I won’t. I’m not sorry. I can not always make time for someone, no matter how much I care about them. I can not be there for even my closest friends, for even my family “no matter what” because I have to care for myself. Sometimes I am completely drained and I have no energy, physical or emotional. If you come to me at one of these times, it is unfair to assume I don’t care about you.
Sometimes I don’t have the emotional capacity to talk to anyone. I can’t send you a message back immediately just because you are hurting. I will always be there for people when I can. I will always try to listen to friends, to commiserate, empathize, give advice… However, sometimes I’m curled up in a ball on the couch with a blanket wrapped around me, a teddy bear in my arms playing stupid games on my phone because I can’t handle anything more emotionally involved.
I refuse to apologize for not being there. I will not apologize for being myself. I am so sick of seeing those posts on social media from friends and mental health pages saying that I have to be there for someone, no matter what, if I really care. In reality, because I care, I can’t be there every time something triggers you because some of those times I need to be there for myself. If I don’t do this, if I don’t take care of myself emotionally, if I don’t take breaks to recharge my soul, at some point I will break down. When this happens, I can’t be there for anyone for a much, much longer period of time.
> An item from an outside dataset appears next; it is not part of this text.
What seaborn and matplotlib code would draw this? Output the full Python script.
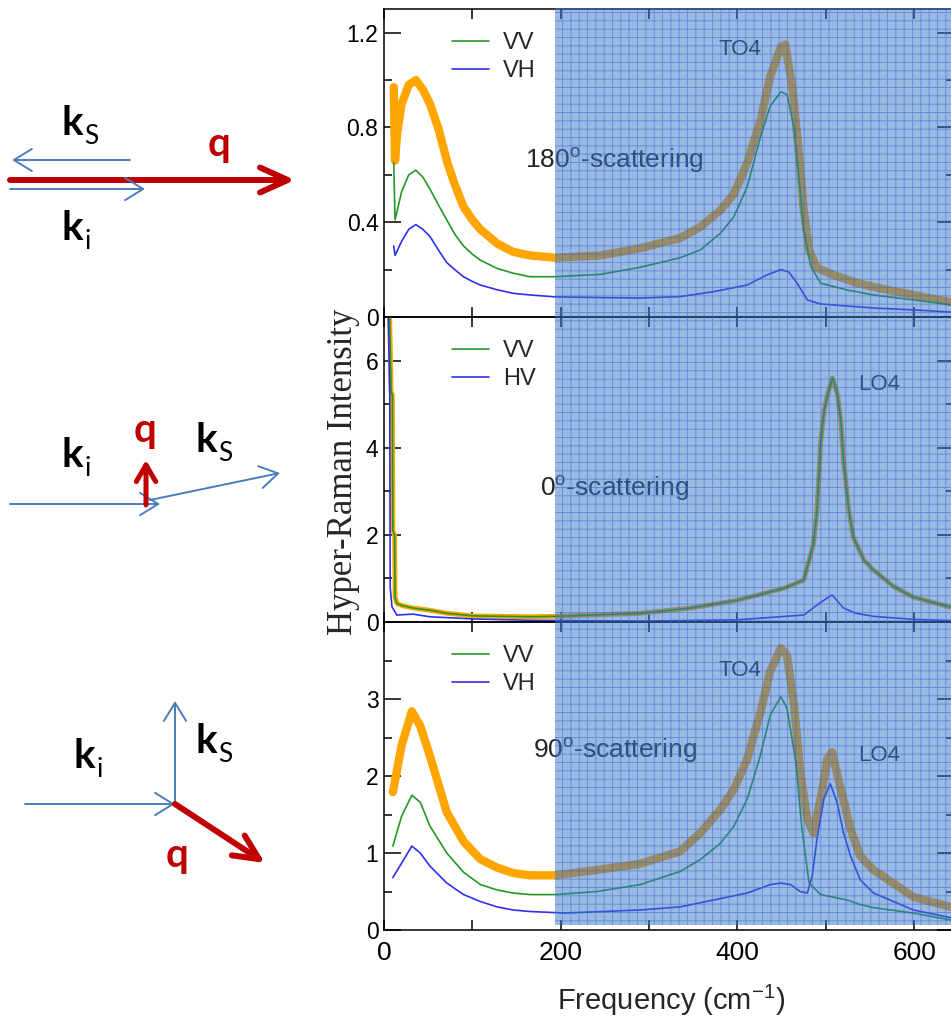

I know that there are a lot of us trying to be there for everyone we care about. It leaves us drained and, at times, emotionally empty. I encourage you to step away. If you need to, close your browser, put down your phone, turn it off, stay home, go out. I have had friends temporarily ban me from a facebook group that I ran so I would stop trying to be there for everyone and start being there for myself. I declared a day “off” even though I don’t work. I declared Sunday to be my day off, my day for me.
For those of you that don’t work, I encourage you to also consider a day off. For me, it meant that if you messaged me with your problem, you knew it would be handled the next day. It meant I didn’t have to keep apologizing for not being able to help someone with their coping skills because since it was my ‘day off’ they knew they were supposed to find someone else to help them with these things or to wait.
Being able to admit you cannot always be there for someone you care about is extremely difficult, and also extremely liberating. I need to have days when I can only worry about my own issues, when I can let everything else go. I need these times when I can seek out support specifically instead of giving it. That is how support is supposed to work. You can make sacrifices for those you care for, but please don’t sacrifice your own happiness or sanity. The people that love you, that you love, will learn to understand the need for self care. It’s a hard process to start, but it is worth it.
You don’t have to be strong every day. You don’t have to be the rock every day. You are allowed to be the one that needs a rock. You are allowed to take care of yourself.